Karzai full of shit.

8/07/2007 04:09:00 am / The truth was spoken by Rich /

Taking anything George W. Bush has to say seriously has always been a challenge, but his talks with the Afghanistan President are taking the piss. The whole conference is one big double entendre.

The US president is called Bush, his Vice-President is called Dick and the Afghan President is called Kharzi. Well, Karzhai really, but if you say it in a posh accent it's still sounds like cockney rhyming slang for a toilet.

Even if their names weren't so school boyishly comical, the shite they're coming out with is impossible not to giggle away at. It's either giggle and hope they're not serious or not sleep at night.

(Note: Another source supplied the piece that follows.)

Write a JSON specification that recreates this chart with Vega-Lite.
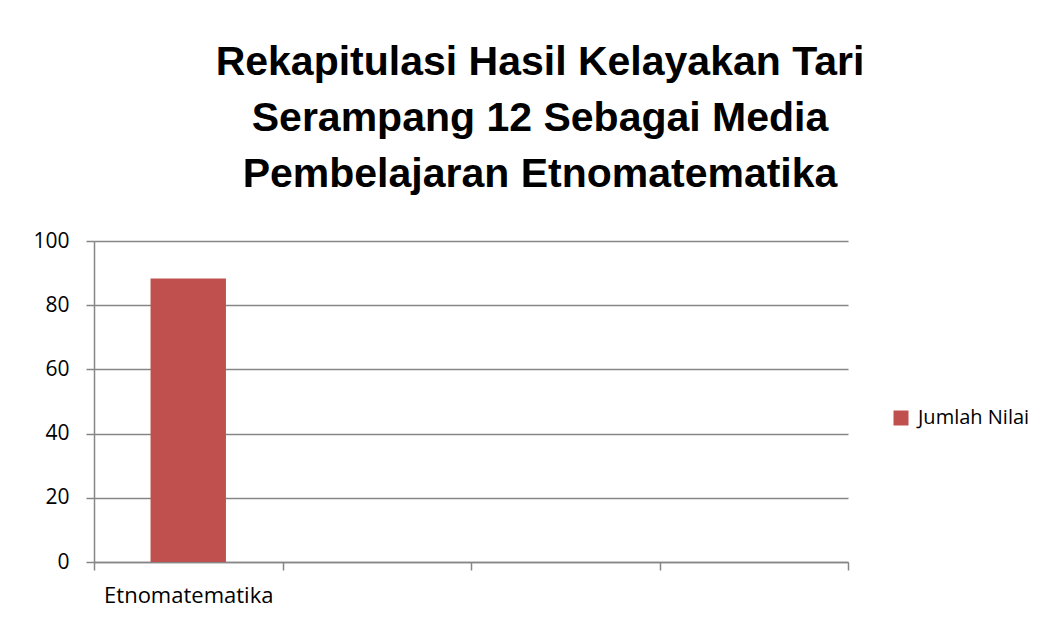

Apparently, the Taleban are a defeated people. Cowards; no more harm can come from them, says President Shitter. "They're now reduced only to killing children on the way to school."

Oh, sorted then. If it's only the kids getting slaughtered at break time then we're quids in. All our soldiers who have been shot out there and had their guts dug out with spades (probably) and all the billions spent on this war and the fact that it has rejuvenated the heroine industry the Taleban had all but shut down, is fine, as long as it's only the wee kiddies that are being beheaded. Marvelous. Yay us, that's progress that is.

Or, back in the sane world, perhaps not. If a serial killer in this country had resorted to murdering school kids instead of say, taxi drivers, one could hardly begin to refer to him as a spent force. One may even suggest that he presents a more considerable threat.

In relation to the South Korean hostages held by the Taleban, Bush and Karzai agreed that compromise was not on the menu. "There's nothing on our menu except fried chicken and corny dogs," said Bush. No, he didn't say that really, but they did say that negotiations would produce no "quid pro quo" over the captives. He didn't know what that meant, but he said it anyway.

So good luck to those guys, who probably have names like Wan King and Fuk Mi. Serves them right really. I hate the arrogance of Christian groups who think they can troop about in the most dangerous and violent parts of the globe and expect exaggerated levels of respect because they're doing Gods work. Some one really should have told them, the last place you want to do Gods work, if your Gods name is Yaweh, is amongst the Taleban. You might as well send a bunch of Jewish Cub Scouts to Hitlers house for bob-a-job week.